Par Saura Loir475243.jpg-r_160_240-b_1_D6D6D6-f_jpg-q_x-xxyxx

A l’instar des italiens dans les années 1950 avec leur Néoréalisme, certains cinéastes américains sont passés maîtres dans l’art de mettre en scène une Amérique bien loin des clichés hollywoodiens de cette même période, ceux d’une Amérique opulente, souveraine, peuplée de femmes sublimes sublimement habillées, évoluant dans des décors de rêve  avec des hommes pleins de charme à l’élégance nonchalante; une Amérique où la violence était réservée au créneau « bons Pionniers se battant contre méchants Peaux Rouges » ; une Amérique qui fournissait aux pauvres Européens à peine sortis des affres de la deuxième guerre mondiale une légitime part de rêve. Tout cela semble fini et bien fini. L’image de l’Amérique que son cinéma véhicule aujourd’hui est très souvent celle de vastes régions du pays hantées par la violence, la crasse, la pauvreté, l’alcool, l’absence d’éducation et l’abandon  des plus démunis. Cela se passe  comme si l’Amérique cherchait à exorciser ses démons à travers le talent de certains de ses réalisateurs.

Dernier en date pour nous, le film « Joe »,  de David Gordon Green.
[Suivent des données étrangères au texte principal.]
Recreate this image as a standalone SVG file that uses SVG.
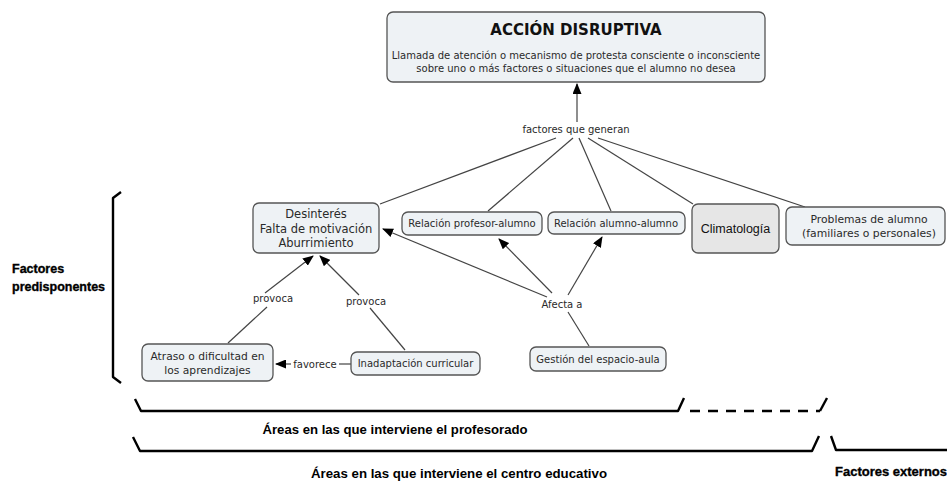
<svg xmlns="http://www.w3.org/2000/svg" width="947" height="481" viewBox="0 0 947 481">
<style>
.box{fill:#eef2f5;stroke:#555;stroke-width:1.3}
.clim{fill:#e6e6e6;stroke:#555;stroke-width:1.3}
.t{font-family:"DejaVu Sans",Verdana,sans-serif;font-size:10px;fill:#2a2a2a;text-anchor:middle}
.lbl{font-family:"DejaVu Sans",Verdana,sans-serif;font-size:10px;fill:#2a2a2a;text-anchor:middle}
.con{stroke:#444;stroke-width:1.2;fill:none}
.br{stroke:#000;stroke-width:2.4;fill:none;stroke-linejoin:round}
.head{font-family:"Liberation Sans",Arial,sans-serif;font-weight:bold;font-size:12.5px;fill:#000;stroke:#000;stroke-width:0.35}
.area{font-family:"Liberation Sans Narrow","Liberation Sans",Arial,sans-serif;font-weight:bold;font-size:13px;fill:#000;text-anchor:middle}
</style>
<defs>
<marker id="ah" markerUnits="userSpaceOnUse" markerWidth="11" markerHeight="9" refX="10" refY="4.5" orient="auto">
<path d="M0,0 L11,4.5 L0,9 z" fill="#000"/>
</marker>
</defs>

<g id="connectors">
<line class="con" x1="577" y1="122" x2="577" y2="84" marker-end="url(#ah)"/>
<line class="con" x1="556" y1="138" x2="380" y2="204"/>
<line class="con" x1="573" y1="138" x2="488" y2="211"/>
<line class="con" x1="579" y1="138" x2="611" y2="211"/>
<line class="con" x1="588" y1="138" x2="693" y2="204"/>
<line class="con" x1="598" y1="138" x2="805" y2="207"/>
<line class="con" x1="228" y1="343" x2="267" y2="307"/>
<line class="con" x1="265" y1="293" x2="313" y2="256" marker-end="url(#ah)"/>
<line class="con" x1="405" y1="350" x2="370" y2="308"/>
<line class="con" x1="359" y1="295" x2="320" y2="256" marker-end="url(#ah)"/>
<line class="con" x1="351" y1="364" x2="339" y2="364"/>
<line class="con" x1="291" y1="364" x2="276" y2="364" marker-end="url(#ah)"/>
<line class="con" x1="589" y1="346" x2="568" y2="312"/>
<line class="con" x1="547" y1="297" x2="383" y2="229" marker-end="url(#ah)"/>
<line class="con" x1="552" y1="293" x2="499" y2="239" marker-end="url(#ah)"/>
<line class="con" x1="568" y1="295" x2="602" y2="237" marker-end="url(#ah)"/>
</g>

<g id="labels">
<text class="lbl" x="576" y="133">factores que generan</text>
<text class="lbl" x="273" y="302">provoca</text>
<text class="lbl" x="366" y="305">provoca</text>
<text class="lbl" x="315" y="368">favorece</text>
<text class="lbl" x="562" y="308">Afecta a</text>
</g>

<g id="accion">
<rect class="box" x="387" y="12" width="378" height="70" rx="6"/>
<text x="576" y="35" style="font-family:'DejaVu Sans',Verdana,sans-serif;font-weight:bold;font-size:15px;fill:#111;text-anchor:middle">ACCIÓN DISRUPTIVA</text>
<text class="t" x="576" y="59">Llamada de atención o mecanismo de protesta consciente o inconsciente</text>
<text class="t" x="576" y="72">sobre uno o más factores o situaciones que el alumno no desea</text>
</g>

<g id="desinteres">
<rect class="box" x="253" y="203" width="126" height="50" rx="6"/>
<text class="t" x="316" y="218" style="font-size:11.5px">Desinterés</text>
<text class="t" x="316" y="233" style="font-size:11.5px">Falta de motivación</text>
<text class="t" x="316" y="247" style="font-size:11.5px">Aburrimiento</text>
</g>

<g id="relacion-profesor">
<rect class="box" x="402" y="212" width="140" height="23" rx="6"/>
<text class="t" x="472" y="227">Relación profesor-alumno</text>
</g>

<g id="relacion-alumno">
<rect class="box" x="548" y="212" width="137" height="22" rx="6"/>
<text class="t" x="616" y="227">Relación alumno-alumno</text>
</g>

<g id="climatologia">
<rect class="clim" x="692" y="204" width="87" height="49" rx="6"/>
<text x="735.5" y="233" style="font-family:'Liberation Sans',Arial,sans-serif;font-size:12.5px;fill:#111;text-anchor:middle">Climatología</text>
</g>

<g id="problemas">
<rect class="box" x="786" y="207" width="159" height="38" rx="6"/>
<text class="t" x="869" y="223" style="font-size:10.8px">Problemas de alumno</text>
<text class="t" x="869" y="237" style="font-size:10.8px">(familiares o personales)</text>
</g>

<g id="atraso">
<rect class="box" x="142" y="344" width="131" height="37" rx="6"/>
<text class="t" x="207.5" y="360" style="font-size:10.7px">Atraso o dificultad en</text>
<text class="t" x="207.5" y="374" style="font-size:10.7px">los aprendizajes</text>
</g>

<g id="inadaptacion">
<rect class="box" x="351" y="352" width="129" height="23" rx="6"/>
<text class="t" x="415.5" y="367">Inadaptación curricular</text>
</g>

<g id="gestion">
<rect class="box" x="530" y="347" width="136" height="24" rx="6"/>
<text class="t" x="598" y="363">Gestión del espacio-aula</text>
</g>

<g id="brackets">
<path class="br" d="M121,192 L113,198 L113,377 L121,383"/>
<path class="br" d="M135,399 L141,411 L678,411 L684,398"/>
<path class="br" d="M690,411 L820,411" stroke-dasharray="10,8"/>
<path class="br" d="M820,411 L827,398"/>
<path class="br" d="M133,437 L140,451 L812,451 L819,436"/>
<path class="br" d="M831,436 L836,450 L947,450"/>
</g>

<g id="headings">
<text class="head" x="12" y="273">Factores</text>
<text class="head" x="12" y="291">predisponentes</text>
<text class="area" x="395" y="434" textLength="265" lengthAdjust="spacingAndGlyphs">Áreas en las que interviene el profesorado</text>
<text class="area" x="459" y="478" textLength="296" lengthAdjust="spacingAndGlyphs">Áreas en las que interviene el centro educativo</text>
<text class="head" x="835" y="476" style="font-size:13px">Factores externos</text>
</g>
</svg>
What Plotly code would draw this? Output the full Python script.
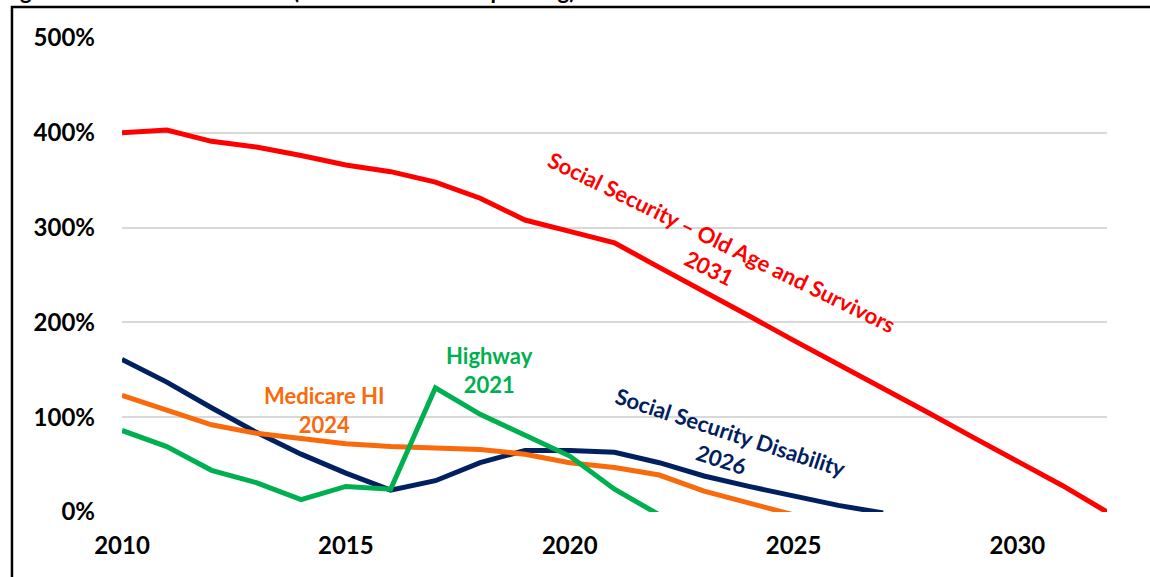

Gueules cassées, maisons poubelle déglinguées, une nature âpre aux variations climatiques extrêmes, des arbres empoisonnés avant d’être abattus parce que trop fragiles et de rapport zéro : nous sommes quelque part au Texas et c’est dans ce décor misérable et étouffant que vivent – si on peut dire – les personnages.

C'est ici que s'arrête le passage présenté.